◆ **Instructions to follow**
Your task is to write out the complete listing exactly as it is shown.

>> Start Given information

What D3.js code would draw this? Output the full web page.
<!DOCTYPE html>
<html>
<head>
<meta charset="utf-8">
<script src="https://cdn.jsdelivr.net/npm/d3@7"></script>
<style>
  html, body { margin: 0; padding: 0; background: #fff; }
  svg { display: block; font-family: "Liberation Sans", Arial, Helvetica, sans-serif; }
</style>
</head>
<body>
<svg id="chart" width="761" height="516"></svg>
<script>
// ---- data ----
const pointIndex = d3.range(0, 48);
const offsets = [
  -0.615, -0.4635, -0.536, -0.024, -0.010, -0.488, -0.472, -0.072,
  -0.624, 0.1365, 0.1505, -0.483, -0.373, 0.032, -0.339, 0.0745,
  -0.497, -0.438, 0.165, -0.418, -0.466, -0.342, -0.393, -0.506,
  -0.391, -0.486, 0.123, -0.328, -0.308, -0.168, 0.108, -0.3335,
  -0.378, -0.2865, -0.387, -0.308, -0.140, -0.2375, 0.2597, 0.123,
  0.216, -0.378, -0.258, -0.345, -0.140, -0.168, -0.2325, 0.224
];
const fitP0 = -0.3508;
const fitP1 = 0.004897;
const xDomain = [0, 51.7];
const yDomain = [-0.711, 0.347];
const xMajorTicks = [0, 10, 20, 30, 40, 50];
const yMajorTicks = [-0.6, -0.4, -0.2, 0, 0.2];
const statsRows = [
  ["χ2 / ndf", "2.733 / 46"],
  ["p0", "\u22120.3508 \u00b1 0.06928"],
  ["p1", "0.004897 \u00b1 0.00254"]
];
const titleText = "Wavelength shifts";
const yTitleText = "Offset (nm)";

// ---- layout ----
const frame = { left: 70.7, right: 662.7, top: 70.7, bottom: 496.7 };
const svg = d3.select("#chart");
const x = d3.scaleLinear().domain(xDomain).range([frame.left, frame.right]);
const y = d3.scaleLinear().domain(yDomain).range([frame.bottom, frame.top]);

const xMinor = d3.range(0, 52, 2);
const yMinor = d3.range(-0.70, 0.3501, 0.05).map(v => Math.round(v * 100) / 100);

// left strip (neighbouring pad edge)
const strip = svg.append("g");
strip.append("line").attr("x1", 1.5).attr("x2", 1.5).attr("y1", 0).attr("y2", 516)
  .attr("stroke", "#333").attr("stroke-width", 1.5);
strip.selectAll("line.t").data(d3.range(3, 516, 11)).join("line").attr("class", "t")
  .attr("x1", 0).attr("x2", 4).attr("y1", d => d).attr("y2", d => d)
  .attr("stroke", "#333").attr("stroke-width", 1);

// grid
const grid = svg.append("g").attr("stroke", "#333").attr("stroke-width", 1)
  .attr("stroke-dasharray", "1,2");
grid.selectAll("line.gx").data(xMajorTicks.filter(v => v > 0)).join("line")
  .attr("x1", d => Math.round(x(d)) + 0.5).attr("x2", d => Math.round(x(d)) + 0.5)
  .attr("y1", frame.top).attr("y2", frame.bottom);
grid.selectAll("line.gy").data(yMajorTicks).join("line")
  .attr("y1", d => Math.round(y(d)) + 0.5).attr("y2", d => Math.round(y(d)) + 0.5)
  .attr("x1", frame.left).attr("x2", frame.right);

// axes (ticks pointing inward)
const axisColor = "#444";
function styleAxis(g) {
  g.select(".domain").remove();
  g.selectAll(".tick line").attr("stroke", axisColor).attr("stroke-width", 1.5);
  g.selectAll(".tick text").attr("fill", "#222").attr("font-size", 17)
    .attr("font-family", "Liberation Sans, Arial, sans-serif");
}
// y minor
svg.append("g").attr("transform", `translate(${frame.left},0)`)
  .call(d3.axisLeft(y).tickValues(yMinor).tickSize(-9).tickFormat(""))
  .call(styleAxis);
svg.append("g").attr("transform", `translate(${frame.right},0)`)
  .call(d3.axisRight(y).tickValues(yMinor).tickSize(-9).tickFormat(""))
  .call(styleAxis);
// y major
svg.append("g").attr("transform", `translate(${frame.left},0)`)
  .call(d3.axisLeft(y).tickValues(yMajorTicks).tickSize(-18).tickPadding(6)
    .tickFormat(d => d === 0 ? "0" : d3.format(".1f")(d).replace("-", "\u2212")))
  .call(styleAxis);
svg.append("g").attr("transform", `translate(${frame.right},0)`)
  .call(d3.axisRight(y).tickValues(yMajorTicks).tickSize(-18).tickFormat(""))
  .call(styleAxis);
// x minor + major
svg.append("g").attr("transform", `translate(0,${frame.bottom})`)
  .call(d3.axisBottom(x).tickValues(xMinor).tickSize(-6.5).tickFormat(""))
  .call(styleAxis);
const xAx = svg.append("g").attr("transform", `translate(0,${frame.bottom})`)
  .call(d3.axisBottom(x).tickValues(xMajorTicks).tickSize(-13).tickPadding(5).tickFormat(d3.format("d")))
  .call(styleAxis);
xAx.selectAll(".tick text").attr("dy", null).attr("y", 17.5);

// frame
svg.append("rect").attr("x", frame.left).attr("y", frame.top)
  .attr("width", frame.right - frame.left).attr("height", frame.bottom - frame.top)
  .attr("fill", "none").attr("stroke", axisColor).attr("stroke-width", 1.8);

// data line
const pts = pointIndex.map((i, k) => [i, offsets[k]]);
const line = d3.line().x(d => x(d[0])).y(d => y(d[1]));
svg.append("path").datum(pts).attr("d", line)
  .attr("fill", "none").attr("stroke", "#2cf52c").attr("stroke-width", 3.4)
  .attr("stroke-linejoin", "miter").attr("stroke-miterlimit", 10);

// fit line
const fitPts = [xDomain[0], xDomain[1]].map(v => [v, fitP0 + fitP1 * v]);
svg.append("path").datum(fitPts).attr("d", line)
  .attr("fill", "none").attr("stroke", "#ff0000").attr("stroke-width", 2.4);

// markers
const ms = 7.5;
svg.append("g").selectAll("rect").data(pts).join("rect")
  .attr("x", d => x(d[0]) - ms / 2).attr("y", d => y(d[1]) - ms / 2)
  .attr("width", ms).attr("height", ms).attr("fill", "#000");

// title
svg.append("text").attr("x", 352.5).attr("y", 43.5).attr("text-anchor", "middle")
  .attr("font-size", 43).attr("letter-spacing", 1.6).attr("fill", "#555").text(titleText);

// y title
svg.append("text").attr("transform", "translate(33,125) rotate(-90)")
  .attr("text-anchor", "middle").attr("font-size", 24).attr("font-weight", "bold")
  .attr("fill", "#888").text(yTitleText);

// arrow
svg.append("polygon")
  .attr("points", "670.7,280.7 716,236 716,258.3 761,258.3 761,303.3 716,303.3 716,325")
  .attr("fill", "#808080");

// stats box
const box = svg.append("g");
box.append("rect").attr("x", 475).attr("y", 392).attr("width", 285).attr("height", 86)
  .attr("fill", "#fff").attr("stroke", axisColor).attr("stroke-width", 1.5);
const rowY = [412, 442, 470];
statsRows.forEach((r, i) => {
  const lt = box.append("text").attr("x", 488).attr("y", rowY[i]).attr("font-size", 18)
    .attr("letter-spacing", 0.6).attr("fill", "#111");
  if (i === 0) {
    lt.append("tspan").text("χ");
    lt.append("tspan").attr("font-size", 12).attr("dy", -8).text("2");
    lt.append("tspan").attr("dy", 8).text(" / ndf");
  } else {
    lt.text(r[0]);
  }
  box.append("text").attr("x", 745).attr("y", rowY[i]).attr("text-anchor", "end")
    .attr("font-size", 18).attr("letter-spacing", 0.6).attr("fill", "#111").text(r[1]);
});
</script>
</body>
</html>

>> End Given information

◆ **Problem solution**
What D3.js code would draw this? Output the full web page.
<!DOCTYPE html>
<html>
<head>
<meta charset="utf-8">
<script src="https://cdn.jsdelivr.net/npm/d3@7"></script>
<style>
  html, body { margin: 0; padding: 0; background: #fff; }
  svg { display: block; font-family: "Liberation Sans", Arial, Helvetica, sans-serif; }
</style>
</head>
<body>
<svg id="chart" width="761" height="516"></svg>
<script>
// ---- data ----
const pointIndex = d3.range(0, 48);
const offsets = [
  -0.615, -0.4635, -0.536, -0.024, -0.010, -0.488, -0.472, -0.072,
  -0.624, 0.1365, 0.1505, -0.483, -0.373, 0.032, -0.339, 0.0745,
  -0.497, -0.438, 0.165, -0.418, -0.466, -0.342, -0.393, -0.506,
  -0.391, -0.486, 0.123, -0.328, -0.308, -0.168, 0.108, -0.3335,
  -0.378, -0.2865, -0.387, -0.308, -0.140, -0.2375, 0.2597, 0.123,
  0.216, -0.378, -0.258, -0.345, -0.140, -0.168, -0.2325, 0.224
];
const fitP0 = -0.3508;
const fitP1 = 0.004897;
const xDomain = [0, 51.7];
const yDomain = [-0.711, 0.347];
const xMajorTicks = [0, 10, 20, 30, 40, 50];
const yMajorTicks = [-0.6, -0.4, -0.2, 0, 0.2];
const statsRows = [
  ["χ2 / ndf", "2.733 / 46"],
  ["p0", "\u22120.3508 \u00b1 0.06928"],
  ["p1", "0.004897 \u00b1 0.00254"]
];
const titleText = "Wavelength shifts";
const yTitleText = "Offset (nm)";

// ---- layout ----
const frame = { left: 70.7, right: 662.7, top: 70.7, bottom: 496.7 };
const svg = d3.select("#chart");
const x = d3.scaleLinear().domain(xDomain).range([frame.left, frame.right]);
const y = d3.scaleLinear().domain(yDomain).range([frame.bottom, frame.top]);

const xMinor = d3.range(0, 52, 2);
const yMinor = d3.range(-0.70, 0.3501, 0.05).map(v => Math.round(v * 100) / 100);

// left strip (neighbouring pad edge)
const strip = svg.append("g");
strip.append("line").attr("x1", 1.5).attr("x2", 1.5).attr("y1", 0).attr("y2", 516)
  .attr("stroke", "#333").attr("stroke-width", 1.5);
strip.selectAll("line.t").data(d3.range(3, 516, 11)).join("line").attr("class", "t")
  .attr("x1", 0).attr("x2", 4).attr("y1", d => d).attr("y2", d => d)
  .attr("stroke", "#333").attr("stroke-width", 1);

// grid
const grid = svg.append("g").attr("stroke", "#333").attr("stroke-width", 1)
  .attr("stroke-dasharray", "1,2");
grid.selectAll("line.gx").data(xMajorTicks.filter(v => v > 0)).join("line")
  .attr("x1", d => Math.round(x(d)) + 0.5).attr("x2", d => Math.round(x(d)) + 0.5)
  .attr("y1", frame.top).attr("y2", frame.bottom);
grid.selectAll("line.gy").data(yMajorTicks).join("line")
  .attr("y1", d => Math.round(y(d)) + 0.5).attr("y2", d => Math.round(y(d)) + 0.5)
  .attr("x1", frame.left).attr("x2", frame.right);

// axes (ticks pointing inward)
const axisColor = "#444";
function styleAxis(g) {
  g.select(".domain").remove();
  g.selectAll(".tick line").attr("stroke", axisColor).attr("stroke-width", 1.5);
  g.selectAll(".tick text").attr("fill", "#222").attr("font-size", 17)
    .attr("font-family", "Liberation Sans, Arial, sans-serif");
}
// y minor
svg.append("g").attr("transform", `translate(${frame.left},0)`)
  .call(d3.axisLeft(y).tickValues(yMinor).tickSize(-9).tickFormat(""))
  .call(styleAxis);
svg.append("g").attr("transform", `translate(${frame.right},0)`)
  .call(d3.axisRight(y).tickValues(yMinor).tickSize(-9).tickFormat(""))
  .call(styleAxis);
// y major
svg.append("g").attr("transform", `translate(${frame.left},0)`)
  .call(d3.axisLeft(y).tickValues(yMajorTicks).tickSize(-18).tickPadding(6)
    .tickFormat(d => d === 0 ? "0" : d3.format(".1f")(d).replace("-", "\u2212")))
  .call(styleAxis);
svg.append("g").attr("transform", `translate(${frame.right},0)`)
  .call(d3.axisRight(y).tickValues(yMajorTicks).tickSize(-18).tickFormat(""))
  .call(styleAxis);
// x minor + major
svg.append("g").attr("transform", `translate(0,${frame.bottom})`)
  .call(d3.axisBottom(x).tickValues(xMinor).tickSize(-6.5).tickFormat(""))
  .call(styleAxis);
const xAx = svg.append("g").attr("transform", `translate(0,${frame.bottom})`)
  .call(d3.axisBottom(x).tickValues(xMajorTicks).tickSize(-13).tickPadding(5).tickFormat(d3.format("d")))
  .call(styleAxis);
xAx.selectAll(".tick text").attr("dy", null).attr("y", 17.5);

// frame
svg.append("rect").attr("x", frame.left).attr("y", frame.top)
  .attr("width", frame.right - frame.left).attr("height", frame.bottom - frame.top)
  .attr("fill", "none").attr("stroke", axisColor).attr("stroke-width", 1.8);

// data line
const pts = pointIndex.map((i, k) => [i, offsets[k]]);
const line = d3.line().x(d => x(d[0])).y(d => y(d[1]));
svg.append("path").datum(pts).attr("d", line)
  .attr("fill", "none").attr("stroke", "#2cf52c").attr("stroke-width", 3.4)
  .attr("stroke-linejoin", "miter").attr("stroke-miterlimit", 10);

// fit line
const fitPts = [xDomain[0], xDomain[1]].map(v => [v, fitP0 + fitP1 * v]);
svg.append("path").datum(fitPts).attr("d", line)
  .attr("fill", "none").attr("stroke", "#ff0000").attr("stroke-width", 2.4);

// markers
const ms = 7.5;
svg.append("g").selectAll("rect").data(pts).join("rect")
  .attr("x", d => x(d[0]) - ms / 2).attr("y", d => y(d[1]) - ms / 2)
  .attr("width", ms).attr("height", ms).attr("fill", "#000");

// title
svg.append("text").attr("x", 352.5).attr("y", 43.5).attr("text-anchor", "middle")
  .attr("font-size", 43).attr("letter-spacing", 1.6).attr("fill", "#555").text(titleText);

// y title
svg.append("text").attr("transform", "translate(33,125) rotate(-90)")
  .attr("text-anchor", "middle").attr("font-size", 24).attr("font-weight", "bold")
  .attr("fill", "#888").text(yTitleText);

// arrow
svg.append("polygon")
  .attr("points", "670.7,280.7 716,236 716,258.3 761,258.3 761,303.3 716,303.3 716,325")
  .attr("fill", "#808080");

// stats box
const box = svg.append("g");
box.append("rect").attr("x", 475).attr("y", 392).attr("width", 285).attr("height", 86)
  .attr("fill", "#fff").attr("stroke", axisColor).attr("stroke-width", 1.5);
const rowY = [412, 442, 470];
statsRows.forEach((r, i) => {
  const lt = box.append("text").attr("x", 488).attr("y", rowY[i]).attr("font-size", 18)
    .attr("letter-spacing", 0.6).attr("fill", "#111");
  if (i === 0) {
    lt.append("tspan").text("χ");
    lt.append("tspan").attr("font-size", 12).attr("dy", -8).text("2");
    lt.append("tspan").attr("dy", 8).text(" / ndf");
  } else {
    lt.text(r[0]);
  }
  box.append("text").attr("x", 745).attr("y", rowY[i]).attr("text-anchor", "end")
    .attr("font-size", 18).attr("letter-spacing", 0.6).attr("fill", "#111").text(r[1]);
});
</script>
</body>
</html>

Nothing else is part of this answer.